Du stade redressement (épi à 1 cm) au stade dernière feuille

Durant la mise en place de l’appareil photosynthétique (le feuillage) et le développement de l’épi, les besoins deviennent importants. La culture absorbe pendant cette phase une bonne centaine de kg N/ha. Cet azote sera fourni par :

  • la minéralisation, qui avec le retour des bonnes températures au niveau du sol (entre la mi-avril et la mi-mai), peut selon les situations déjà fournir de 20 à 60 kg N/ha ;
  • la descente du système racinaire dans le profil qui permettra d’exploiter les reliquats plus ou moins importants présents dans les couches profondes ;
  • l’apport d’engrais azoté qui devra être bien adapté en tenant compte des fournitures du sol (minéralisation et reliquats) et de l’état de la culture. Cette fraction de la fumure permet en effet de réguler la densité de tiges qui montent en épi de manière à optimiser le rendement photosynthétique de la culture (400 à 500 épis/m²) et à limiter les risques de verse.

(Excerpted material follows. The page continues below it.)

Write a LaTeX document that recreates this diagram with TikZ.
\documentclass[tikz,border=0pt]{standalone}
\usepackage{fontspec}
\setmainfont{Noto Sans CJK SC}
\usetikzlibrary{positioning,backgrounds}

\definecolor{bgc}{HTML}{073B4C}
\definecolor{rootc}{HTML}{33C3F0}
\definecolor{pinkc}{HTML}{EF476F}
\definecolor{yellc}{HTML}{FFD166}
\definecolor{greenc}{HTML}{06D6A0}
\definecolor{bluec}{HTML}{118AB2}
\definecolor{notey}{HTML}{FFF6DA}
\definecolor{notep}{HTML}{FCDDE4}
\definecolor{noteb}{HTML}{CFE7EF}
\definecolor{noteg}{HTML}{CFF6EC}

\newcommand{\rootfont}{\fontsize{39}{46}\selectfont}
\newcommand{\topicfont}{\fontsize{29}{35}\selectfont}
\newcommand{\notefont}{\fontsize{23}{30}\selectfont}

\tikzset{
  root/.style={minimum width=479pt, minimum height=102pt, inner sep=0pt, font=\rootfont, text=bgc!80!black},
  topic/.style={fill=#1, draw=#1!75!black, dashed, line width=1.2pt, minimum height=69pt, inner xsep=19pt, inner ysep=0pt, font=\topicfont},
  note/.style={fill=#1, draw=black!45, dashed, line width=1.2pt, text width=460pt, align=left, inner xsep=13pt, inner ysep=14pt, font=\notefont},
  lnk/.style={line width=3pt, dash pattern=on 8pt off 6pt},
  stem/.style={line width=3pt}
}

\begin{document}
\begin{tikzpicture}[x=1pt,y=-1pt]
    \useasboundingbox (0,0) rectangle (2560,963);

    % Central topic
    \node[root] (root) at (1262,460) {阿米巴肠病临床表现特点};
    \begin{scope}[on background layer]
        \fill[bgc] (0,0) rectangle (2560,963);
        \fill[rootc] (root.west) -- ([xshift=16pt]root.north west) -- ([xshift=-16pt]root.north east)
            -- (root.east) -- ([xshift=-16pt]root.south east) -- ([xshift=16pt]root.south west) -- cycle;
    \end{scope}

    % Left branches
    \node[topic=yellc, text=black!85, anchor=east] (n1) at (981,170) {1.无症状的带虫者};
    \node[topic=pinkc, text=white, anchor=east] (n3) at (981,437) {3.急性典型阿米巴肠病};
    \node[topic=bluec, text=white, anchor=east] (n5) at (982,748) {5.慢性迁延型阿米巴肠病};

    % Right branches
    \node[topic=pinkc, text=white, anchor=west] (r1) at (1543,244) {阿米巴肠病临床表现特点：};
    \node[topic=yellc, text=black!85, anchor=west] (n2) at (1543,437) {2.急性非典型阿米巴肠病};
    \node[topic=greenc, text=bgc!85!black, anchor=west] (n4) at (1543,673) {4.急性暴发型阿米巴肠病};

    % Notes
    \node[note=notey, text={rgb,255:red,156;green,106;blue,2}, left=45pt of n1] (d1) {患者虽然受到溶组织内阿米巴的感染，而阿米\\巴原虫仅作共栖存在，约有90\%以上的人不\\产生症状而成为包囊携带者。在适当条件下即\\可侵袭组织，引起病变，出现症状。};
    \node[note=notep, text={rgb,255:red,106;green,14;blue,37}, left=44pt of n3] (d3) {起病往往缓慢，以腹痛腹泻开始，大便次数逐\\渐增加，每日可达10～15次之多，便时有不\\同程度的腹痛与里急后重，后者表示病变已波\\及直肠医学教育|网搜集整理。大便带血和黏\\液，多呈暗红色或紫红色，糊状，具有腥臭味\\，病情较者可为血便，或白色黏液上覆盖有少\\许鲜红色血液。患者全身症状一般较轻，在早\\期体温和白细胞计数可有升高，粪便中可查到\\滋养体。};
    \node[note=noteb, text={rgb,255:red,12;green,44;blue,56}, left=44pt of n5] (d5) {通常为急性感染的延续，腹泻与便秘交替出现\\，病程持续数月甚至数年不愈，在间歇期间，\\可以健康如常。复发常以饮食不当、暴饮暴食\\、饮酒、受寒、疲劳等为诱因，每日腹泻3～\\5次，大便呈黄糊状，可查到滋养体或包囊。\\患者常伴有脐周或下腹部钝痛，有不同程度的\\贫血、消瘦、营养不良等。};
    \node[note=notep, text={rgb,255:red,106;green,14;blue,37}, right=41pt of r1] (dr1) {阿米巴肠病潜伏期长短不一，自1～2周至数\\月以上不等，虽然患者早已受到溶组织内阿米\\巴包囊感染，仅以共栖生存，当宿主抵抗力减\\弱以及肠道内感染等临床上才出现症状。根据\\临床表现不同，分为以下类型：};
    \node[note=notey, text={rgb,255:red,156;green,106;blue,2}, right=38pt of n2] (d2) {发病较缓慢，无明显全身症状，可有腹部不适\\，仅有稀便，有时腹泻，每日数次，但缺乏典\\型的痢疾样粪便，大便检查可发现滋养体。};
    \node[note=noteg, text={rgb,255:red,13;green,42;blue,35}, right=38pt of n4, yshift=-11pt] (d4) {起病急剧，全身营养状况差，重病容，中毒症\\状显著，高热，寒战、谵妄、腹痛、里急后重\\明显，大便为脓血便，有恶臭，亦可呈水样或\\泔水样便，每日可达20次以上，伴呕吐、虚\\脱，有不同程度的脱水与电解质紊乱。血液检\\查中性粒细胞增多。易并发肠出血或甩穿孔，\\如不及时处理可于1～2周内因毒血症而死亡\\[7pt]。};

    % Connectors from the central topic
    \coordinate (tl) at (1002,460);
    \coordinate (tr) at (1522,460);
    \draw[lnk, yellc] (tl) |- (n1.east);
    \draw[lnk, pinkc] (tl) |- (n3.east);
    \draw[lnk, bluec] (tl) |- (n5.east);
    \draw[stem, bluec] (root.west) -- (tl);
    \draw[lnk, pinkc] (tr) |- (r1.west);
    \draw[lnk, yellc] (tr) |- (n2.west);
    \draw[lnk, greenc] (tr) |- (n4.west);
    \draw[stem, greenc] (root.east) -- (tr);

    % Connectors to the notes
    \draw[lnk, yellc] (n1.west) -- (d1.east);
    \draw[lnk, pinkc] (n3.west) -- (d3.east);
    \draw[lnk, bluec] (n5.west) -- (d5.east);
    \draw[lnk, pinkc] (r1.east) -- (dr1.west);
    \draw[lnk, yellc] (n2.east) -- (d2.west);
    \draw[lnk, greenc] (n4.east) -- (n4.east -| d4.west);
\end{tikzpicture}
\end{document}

Du stade dernière feuille à la maturité

Plus de deux tiers de la matière sèche est produite durant cette période, le rendement en grains sera directement fonction de la qualité et de la durée de l’activité photosynthétique des surfaces vertes de la culture. L’alimentation azotée ne peut pas, pendant cette phase, être limitante sous peine de réduction du potentiel de rendement et de la teneur en protéines du grain.

La minéralisation est, à ce moment, très active. Selon la teneur et surtout la qualité de la matière organique du sol, elle peut fournir de 30 à 80 unités d’azote à la culture.

En général, au stade dernière feuille, le système racinaire a atteint sa profondeur maximale (1,5 mètre dans les bons sols) et a épuisé les réserves du sol. Cependant, dans les situations plus difficiles où la culture a rencontré des difficultés de développement racinaire, le stock encore présent en profondeur peut être exploité tardivement par les racines.

L’apport d’une quantité élevée d’engrais au stade dernière feuille permet d’alimenter en suffisance la culture pour assurer une fertilité maximale des épis, un bon remplissage et une qualité maximale des grains. L’importance de la dose d’azote à fournir dépend du niveau des deux autres sources (stock éventuel encore présent dans le sol et minéralisation) et du potentiel de rendement pouvant raisonnablement être atteint par la culture compte tenu de son état et des conditions culturales.

Lorsque l’ajustement de chaque fraction d’azote a été correctement réalisé, le reliquat en N minéral du sol à la récolte est minime (+/- 20 kg N/ha) et localisé en surface (0-30 cm).